[WHAT YOU WILL DO]
Report how many lines include the word "standalone", and nothing besides that number.

[DATA FOR THIS TASK]
--- Begin ---
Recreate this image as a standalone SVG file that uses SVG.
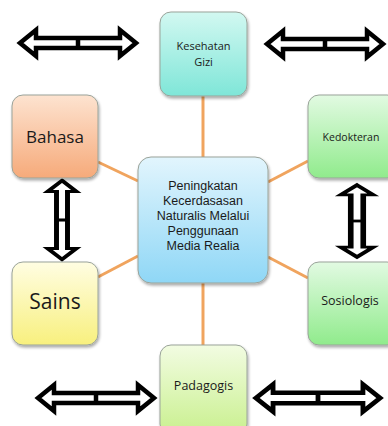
<svg xmlns="http://www.w3.org/2000/svg" width="388" height="426" viewBox="0 0 388 426">
<style>
.box{stroke:#9aa39a;stroke-width:1;filter:url(#sh)}
.t{font-family:"Open Sans","Liberation Sans",sans-serif;fill:#1a1a1a;text-anchor:middle}
.c{font-family:"Liberation Sans",sans-serif;fill:#1a1a1a;text-anchor:middle}
.con{stroke:#f0a45e;stroke-width:3;fill:none}
.arr{fill:#fff;stroke:#000;stroke-width:4.5;stroke-linejoin:miter}
</style>
<defs>
<filter id="sh" x="-10%" y="-10%" width="130%" height="130%"><feGaussianBlur in="SourceAlpha" stdDeviation="1.5"/><feOffset dx="1" dy="2"/><feComponentTransfer><feFuncA type="linear" slope="0.35"/></feComponentTransfer><feMerge><feMergeNode/><feMergeNode in="SourceGraphic"/></feMerge></filter>
<linearGradient id="gTeal" x1="0" y1="0" x2="0" y2="1"><stop offset="0" stop-color="#d2f8f1"/><stop offset="1" stop-color="#7fe6d8"/></linearGradient>
<linearGradient id="gOrange" x1="0" y1="0" x2="0" y2="1"><stop offset="0" stop-color="#fde3d0"/><stop offset="1" stop-color="#f6aa7a"/></linearGradient>
<linearGradient id="gBlue" x1="0" y1="0" x2="0" y2="1"><stop offset="0" stop-color="#e2f5fd"/><stop offset="1" stop-color="#8fd7f6"/></linearGradient>
<linearGradient id="gGreen" x1="0" y1="0" x2="0" y2="1"><stop offset="0" stop-color="#e2fae2"/><stop offset="1" stop-color="#90eb8c"/></linearGradient>
<linearGradient id="gYellow" x1="0" y1="0" x2="0" y2="1"><stop offset="0" stop-color="#fffde2"/><stop offset="1" stop-color="#f8f07e"/></linearGradient>
<linearGradient id="gLime" x1="0" y1="0" x2="0" y2="1"><stop offset="0" stop-color="#f2fce2"/><stop offset="1" stop-color="#c9f08e"/></linearGradient>
<g id="harrow"><path class="arr" d="M-58,0 L-42,-13 L-42,-5 L42,-5 L42,-13 L58,0 L42,13 L42,5 L-42,5 L-42,13 Z"/><path d="M0,-5 V5" stroke="#000" stroke-width="4.5"/></g>
</defs>
<rect width="388" height="426" fill="#fff"/>
<g id="connectors">
<line class="con" x1="203" y1="157" x2="203" y2="96"/>
<line class="con" x1="203" y1="283" x2="203" y2="345"/>
<line class="con" x1="98" y1="162" x2="138" y2="181"/>
<line class="con" x1="98" y1="277" x2="138" y2="256"/>
<line class="con" x1="268" y1="182" x2="308" y2="161"/>
<line class="con" x1="268" y1="257" x2="308" y2="278"/>
</g>
<g id="arrows">
<use href="#harrow" transform="translate(78,43)"/>
<use href="#harrow" transform="translate(325,44)"/>
<use href="#harrow" transform="translate(96,398)"/>
<use href="#harrow" transform="translate(318,398) scale(1.07,1.05)"/>
<use href="#harrow" transform="translate(62,220) rotate(90) scale(0.68,1.1)"/>
<use href="#harrow" transform="translate(357,221) rotate(90) scale(0.62,1.25)"/>
</g>
<g id="kesehatan"><rect class="box" x="160" y="12" width="87" height="84" rx="11" fill="url(#gTeal)"/><text class="t" font-size="11" x="203.5" y="50">Kesehatan</text><text class="t" font-size="11" x="203.5" y="66">Gizi</text></g>
<g id="bahasa"><rect class="box" x="12" y="95" width="86" height="83" rx="11" fill="url(#gOrange)"/><text class="t" font-size="17" x="55" y="143">Bahasa</text></g>
<g id="center"><rect class="box" x="138" y="157" width="130" height="126" rx="13" fill="url(#gBlue)"/>
<text class="c" font-size="12.5">
<tspan x="203" y="190">Peningkatan</tspan><tspan x="203" y="205">Kecerdasasan</tspan><tspan x="203" y="220">Naturalis Melalui</tspan><tspan x="203" y="235">Penggunaan</tspan><tspan x="203" y="250">Media  Realia</tspan></text></g>
<g id="kedokteran"><rect class="box" x="308" y="95" width="90" height="83" rx="11" fill="url(#gGreen)"/><text class="t" font-size="10.5" x="351" y="141">Kedokteran</text></g>
<g id="sains"><rect class="box" x="12" y="262" width="86" height="83" rx="11" fill="url(#gYellow)"/><text class="t" font-size="21" x="55" y="309">Sains</text></g>
<g id="sosiologis"><rect class="box" x="308" y="262" width="90" height="83" rx="11" fill="url(#gGreen)"/><text class="t" font-size="12.5" x="350" y="305">Sosiologis</text></g>
<g id="padagogis"><rect class="box" x="160" y="345" width="87" height="90" rx="11" fill="url(#gLime)"/><text class="t" font-size="12.5" x="203.5" y="390">Padagogis</text></g>
</svg>
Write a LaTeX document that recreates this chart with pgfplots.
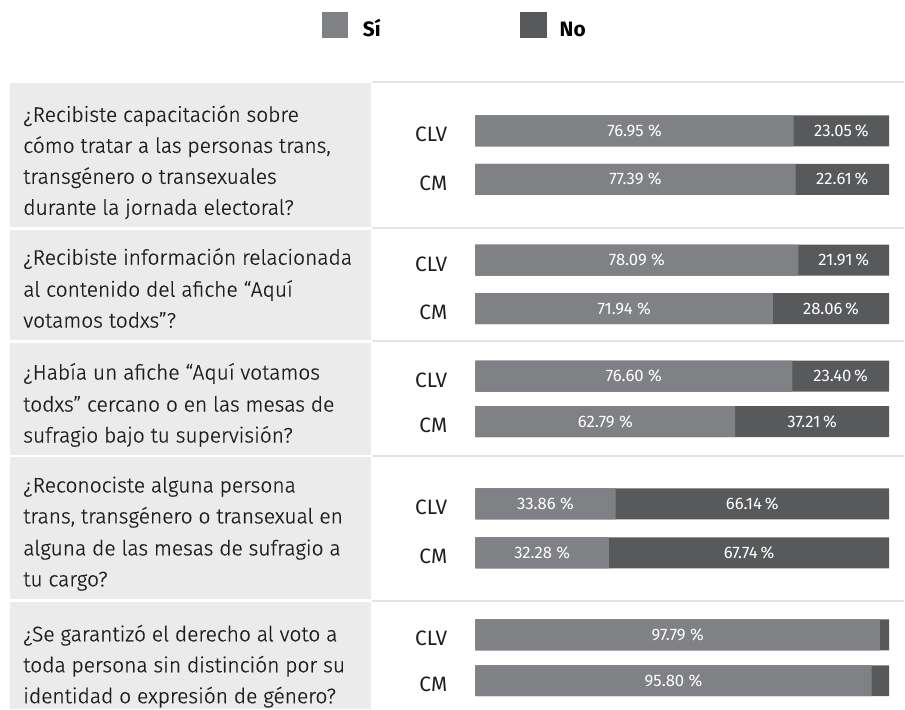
\documentclass[border=0pt]{standalone}
\usepackage{fontspec}
\setmainfont{Fira Sans}[UprightFont=* Light, UprightFeatures={FakeBold=0.6}, BoldFont=* Medium]
\newfontfamily\regfont{Fira Sans}
\usepackage{pgfplots}
\usepackage{pgfplotstable}
\pgfplotsset{compat=1.18}
\definecolor{sicol}{HTML}{808185}
\definecolor{nocol}{HTML}{58595B}
\definecolor{panel}{HTML}{EBEBEB}
\definecolor{sepline}{HTML}{E4E4E4}
\definecolor{txt}{HTML}{1E1E1E}

% y = vertical position of the bar (layout units), si / no = percentages
\pgfplotstableread{
y     si     no
131   76.95  23.05
179.5 77.39  22.61
260.5 78.09  21.91
309   71.94  28.06
376.5 76.60  23.40
422   62.79  37.21
504.5 33.86  66.14
553.5 32.28  67.74
635.5 97.79  2.21
681.5 95.80  4.20
}\datatab

\newcommand{\qline}[2]{\node[anchor=base west, inner sep=0pt, text=txt, font=\fontsize{12.6}{14}\selectfont] at (axis cs:-109.42,#1) {#2};}
\newcommand{\glabel}[2]{\node[anchor=base east, inner sep=0pt, text=txt, font=\regfont\fontsize{12.5}{14}\selectfont] at (axis cs:-6.76,#1) {#2};}

\begin{document}
\begin{tikzpicture}
\begin{axis}[
  width=543pt, height=426pt, scale only axis,
  xmin=-114.976, xmax=103.623, ymin=0, ymax=710, y dir=reverse,
  hide axis, clip=false,
  /pgf/number format/assume math mode=true,
]
\path (rel axis cs:0,0) rectangle (rel axis cs:1,1);
% panels
\fill[panel] (axis cs:-112.56,83) rectangle (axis cs:-25.36,227);
\fill[panel] (axis cs:-112.56,230) rectangle (axis cs:-25.36,340);
\fill[panel] (axis cs:-112.56,343) rectangle (axis cs:-25.36,455);
\fill[panel] (axis cs:-112.56,458) rectangle (axis cs:-25.36,600);
\fill[panel] (axis cs:-112.56,603) rectangle (axis cs:-25.36,710);
% separator lines
\foreach \yy in {82,228.5,341.5,456.5,601.5}{
  \edef\tmp{\noexpand\draw[sepline, line width=1.2pt] (axis cs:-25.12,\yy) -- (axis cs:103.62,\yy);}\tmp
}
% legend keys
\fill[sicol] (axis cs:-37.20,12) rectangle (axis cs:-30.92,38);
\node[anchor=base west, inner sep=0pt, font=\regfont\bfseries\fontsize{12.5}{14}\selectfont] at (axis cs:-27.29,37) {Sí};
\fill[nocol] (axis cs:10.87,12) rectangle (axis cs:17.39,38);
\node[anchor=base west, inner sep=0pt, font=\regfont\bfseries\fontsize{12.5}{14}\selectfont] at (axis cs:20.29,37) {No};

% bars: full (Sí + No) in dark, Sí on top
\addplot[xbar, bar width=31, bar shift=0pt, fill=nocol, draw=none]
  table[x expr=\thisrow{si}+\thisrow{no}, y=y] {\datatab};
\addplot[xbar, bar width=31, bar shift=0pt, fill=sicol, draw=none]
  table[x=si, y=y] {\datatab};

% value labels
\addplot[only marks, mark=*, mark size=0pt, scatter/use mapped color={draw=none, fill=none},
  point meta=explicit,
  nodes near coords={\pgfmathprintnumber[fixed, fixed zerofill, precision=2]{\pgfplotspointmeta}\ \%},
  every node near coord/.append style={anchor=center, text=white, font=\regfont\fontsize{10}{12}\selectfont}]
  table[x expr=\thisrow{si}/2, y=y, meta=si] {\datatab};
\addplot[only marks, mark=*, mark size=0pt, scatter/use mapped color={draw=none, fill=none},
  point meta=explicit,
  restrict expr to domain={\thisrow{no}}{5:100},
  nodes near coords={\pgfmathprintnumber[fixed, fixed zerofill, precision=2]{\pgfplotspointmeta}\,\%},
  every node near coord/.append style={anchor=center, text=white, font=\regfont\fontsize{10}{12}\selectfont}]
  table[x expr=\thisrow{si}+\thisrow{no}/2, y=y, meta=no] {\datatab};

% questions
\qline{122}{¿Recibiste capacitación sobre}
\qline{153}{cómo tratar a las personas trans,}
\qline{184}{transgénero o transexuales}
\qline{215}{durante la jornada electoral?}
\qline{265}{¿Recibiste información relacionada}
\qline{297}{al contenido del afiche “Aquí}
\qline{328}{votamos todxs”?}
\qline{380}{¿Había un afiche “Aquí votamos}
\qline{412}{todxs” cercano o en las mesas de}
\qline{443}{sufragio bajo tu supervisión?}
\qline{493}{¿Reconociste alguna persona}
\qline{524}{trans, transgénero o transexual en}
\qline{556}{alguna de las mesas de sufragio a}
\qline{587}{tu cargo?}
\qline{642}{¿Se garantizó el derecho al voto a}
\qline{673}{toda persona sin distinción por su}
\qline{704}{identidad o expresión de género?}

% group labels
\glabel{142}{CLV}
\glabel{190.5}{CM}
\glabel{271.5}{CLV}
\glabel{320}{CM}
\glabel{387.5}{CLV}
\glabel{433}{CM}
\glabel{515.5}{CLV}
\glabel{564.5}{CM}
\glabel{646.5}{CLV}
\glabel{692.5}{CM}
\end{axis}
\end{tikzpicture}
\end{document}
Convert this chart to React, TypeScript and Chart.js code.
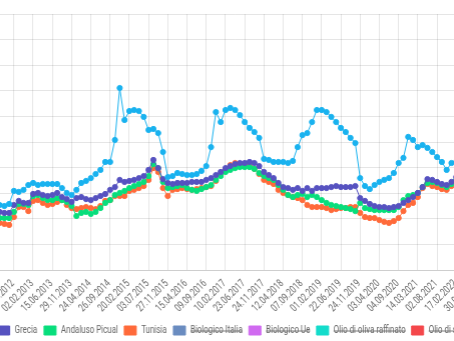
import React, { useEffect, useRef } from 'react';
import { Chart, registerables } from 'chart.js';
Chart.register(...registerables);

const tickDates = ['25.11.2011','20.04.2012','14.09.2012','02.02.2013','15.06.2013','29.11.2013','24.04.2014','26.09.2014','20.02.2015','03.07.2015','27.11.2015','15.04.2016','09.09.2016','10.02.2017','23.06.2017','24.11.2017','12.04.2018','07.09.2018','01.02.2019','22.06.2019','24.11.2019','03.04.2020','04.09.2020','14.03.2021','02.08.2021','17.02.2022','30.06.2022','18.11.2022'];
const STEP = 4;

const italia = [2.34,2.42,2.34,2.46,2.50,2.54,2.50,2.58,3.09,3.05,
3.13,3.32,3.40,3.32,3.36,3.36,3.36,3.36,3.20,3.01,
2.93,3.13,3.40,3.48,3.59,3.75,3.91,4.22,4.22,5.08,
7.11,5.86,6.21,6.25,6.21,5.98,5.47,5.51,5.35,4.61,
3.63,3.67,3.79,3.75,3.71,3.71,3.75,3.87,4.06,4.80,
6.17,5.78,6.25,6.33,6.25,6.05,5.78,5.55,5.39,5.16,
4.34,4.30,4.22,4.22,4.22,4.18,4.26,4.80,5.27,5.35,
5.78,6.25,6.25,6.17,5.98,5.78,5.55,5.39,5.16,4.96,
3.59,3.28,3.16,3.32,3.44,3.52,3.59,3.79,4.18,4.38,
5.20,5.08,4.80,4.88,4.77,4.61,4.41,4.22,3.91,4.18,
4.22,4.38,4.49,4.69,4.77,4.88,5.00,5.08,5.16];

const grecia = [2.19,2.23,2.19,2.27,2.23,2.27,2.23,2.23,2.54,2.70,
2.62,2.62,2.97,3.01,2.93,2.89,2.93,3.01,2.85,2.77,
2.66,2.81,2.85,2.77,2.73,2.81,2.89,2.97,3.13,3.24,
3.52,3.44,3.48,3.52,3.59,3.67,3.91,4.30,3.98,3.55,
3.40,3.36,3.40,3.40,3.40,3.44,3.44,3.44,3.52,3.59,
3.71,3.83,3.98,4.06,4.14,4.18,4.18,4.22,4.18,4.06,
3.83,3.71,3.59,3.40,3.24,3.20,3.13,3.20,3.09,3.20,
3.09,3.20,3.20,3.20,3.24,3.28,3.24,3.24,3.24,3.28,
2.81,2.70,2.58,2.50,2.46,2.46,2.42,2.46,2.50,2.62,
2.73,2.85,3.01,3.24,3.55,3.52,3.44,3.36,3.32,3.44,
3.63,3.67,3.71,3.79,3.83,3.87,3.91,3.95,3.98];

const andaluso = [1.99,2.03,1.99,2.03,2.07,2.03,2.03,2.03,2.27,2.58,
2.58,2.54,2.89,2.93,2.81,2.73,2.73,2.81,2.73,2.66,
2.50,2.11,2.23,2.27,2.19,2.27,2.42,2.62,2.73,2.93,
3.01,3.09,3.20,3.28,3.36,3.44,3.67,4.14,3.98,3.44,
3.20,3.24,3.28,3.32,3.20,3.13,3.09,3.16,3.24,3.32,
3.52,3.67,3.83,3.91,3.98,4.02,4.02,4.02,3.95,3.79,
3.67,3.59,3.52,3.32,3.13,2.93,2.85,2.93,2.97,2.85,
2.93,2.85,2.73,2.62,2.54,2.50,2.46,2.42,2.38,2.30,
2.62,2.42,2.38,2.34,2.34,2.34,2.34,2.34,2.46,2.73,
2.89,2.93,3.01,3.24,3.40,3.44,3.40,3.32,3.24,3.36,
3.52,3.55,3.59,3.67,3.71,3.75,3.79,3.83,3.87];

const tunisia = [1.80,1.84,1.80,1.84,1.80,1.84,1.80,1.76,2.07,2.46,
2.46,2.30,2.70,2.73,2.62,2.54,2.58,2.66,2.73,2.54,
2.42,2.38,2.42,2.46,2.42,2.38,2.50,2.70,2.73,2.89,
2.89,2.89,3.09,3.13,3.20,3.28,3.52,3.98,3.83,3.20,
2.89,3.13,3.16,3.20,3.16,3.13,3.16,3.20,3.24,3.28,
3.48,3.71,3.95,4.10,4.18,4.14,4.10,4.06,3.95,3.75,
3.52,3.44,3.36,3.13,3.01,2.93,2.85,2.81,2.73,2.54,
2.46,2.46,2.46,2.42,2.34,2.38,2.42,2.42,2.46,2.46,
2.23,2.07,2.03,2.03,1.95,1.88,1.84,1.91,2.03,2.30,
2.54,2.62,2.85,3.20,3.36,3.28,3.24,3.16,3.13,3.28,
3.44,3.48,3.52,3.59,3.63,3.67,3.71,3.75,3.79];

const seriesNames = ['Italia','Grecia','Andaluso Picual','Tunisia','Biologico Italia','Biologico Ue','Olio di oliva raffinato','Olio di sansa'];
const seriesColors = ['#19b2ef','#5652c0','#08de7c','#ff6a3a','#6a8cc0','#d06af0','#14dccb','#f4474b'];
const hiddenFlags = [false,false,false,false,true,true,true,true];

const labels = italia.map((_, i) => (i % STEP === 0 ? tickDates[i / STEP] : ''));

const TEXT_FONT = 'Roboto';
const TEXT_SIZE = 11;
const SQUEEZE = 0.72;
const LAYOUT_SIZE = 7.8;
const TEXT_COLOR = '#666';

const condensedText = {
  id: 'condensedText',
  afterDraw(chart: any) {
    const ctx = chart.ctx as CanvasRenderingContext2D;
    const xs = chart.scales.x;
    ctx.save();
    ctx.fillStyle = TEXT_COLOR;
    ctx.font = `${TEXT_SIZE}px ${TEXT_FONT}`;
    for (let i = 0; i < labels.length; i += STEP) {
      const x = xs.getPixelForValue(i);
      ctx.save();
      ctx.translate(x - 1, xs.top + 12);
      ctx.rotate(-Math.PI / 4);
      ctx.scale(SQUEEZE, 1);
      ctx.textAlign = 'right';
      ctx.textBaseline = 'middle';
      ctx.fillText(labels[i], 0, 0);
      ctx.restore();
    }
    const lg = chart.legend;
    lg.legendItems.forEach((item: any, i: number) => {
      const hb = lg.legendHitBoxes[i];
      ctx.save();
      ctx.translate(hb.left + 17, hb.top + hb.height / 2);
      ctx.scale(SQUEEZE, 1);
      ctx.textAlign = 'left';
      ctx.textBaseline = 'middle';
      ctx.fillText(item.text, 0, 0);
      if (item.hidden) {
        const w = ctx.measureText(item.text).width;
        ctx.strokeStyle = TEXT_COLOR;
        ctx.lineWidth = 1;
        ctx.beginPath();
        ctx.moveTo(0, 0.5);
        ctx.lineTo(w, 0.5);
        ctx.stroke();
      }
      ctx.restore();
    });
    ctx.restore();
  },
};

export default function App() {
  const ref = useRef<HTMLCanvasElement>(null);
  useEffect(() => {
    const values = [italia, grecia, andaluso, tunisia, [], [], [], []];
    const chart = new Chart(ref.current!, {
      type: 'line',
      data: {
        labels,
        datasets: seriesNames.map((name, k) => ({
          label: name,
          data: values[k] as number[],
          borderColor: seriesColors[k],
          backgroundColor: seriesColors[k],
          pointBackgroundColor: seriesColors[k],
          pointBorderColor: seriesColors[k],
          borderWidth: 1,
          pointRadius: 2.6,
          pointBorderWidth: 1,
          tension: 0,
          fill: false,
          hidden: hiddenFlags[k],
        })),
      },
      options: {
        animation: false,
        responsive: true,
        maintainAspectRatio: false,
        layout: { padding: { top: 14, left: 0, right: 0, bottom: 0 } },
        plugins: {
          tooltip: { enabled: false },
          legend: {
            position: 'bottom',
            labels: { boxWidth: 12, boxHeight: 9, padding: 8.2, color: 'rgba(0,0,0,0)', font: { size: LAYOUT_SIZE, family: TEXT_FONT } },
          },
        },
        scales: {
          x: {
            afterFit: (s: any) => { s.height = 47.8; },
            ticks: { display: false, autoSkip: false },
            grid: {
              drawTicks: false,
              color: (ctx: any) => (ctx.index % STEP === 0 ? 'rgba(0,0,0,0.1)' : 'rgba(0,0,0,0)'),
            },
            border: { display: true, color: 'rgba(0,0,0,0.1)' },
          },
          y: {
            min: 0, max: 10,
            afterFit: (s: any) => { s.width = 46.4; },
            ticks: { display: false, stepSize: 1 },
            grid: { drawTicks: false, color: 'rgba(0,0,0,0.1)' },
            border: { display: false },
          },
        },
      },
      plugins: [condensedText],
    });
    return () => chart.destroy();
  }, []);
  return (
    <div style={{ position: 'fixed', left: 0, top: 0, width: 454, height: 341, overflow: 'hidden', background: '#fff' }}>
      <div style={{ position: 'absolute', left: -70.8, top: 0, width: 569.7, height: 345 }}>
        <canvas ref={ref} />
      </div>
    </div>
  );
}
--- End ---
[ANSWER TO THIS EXERCISE]
2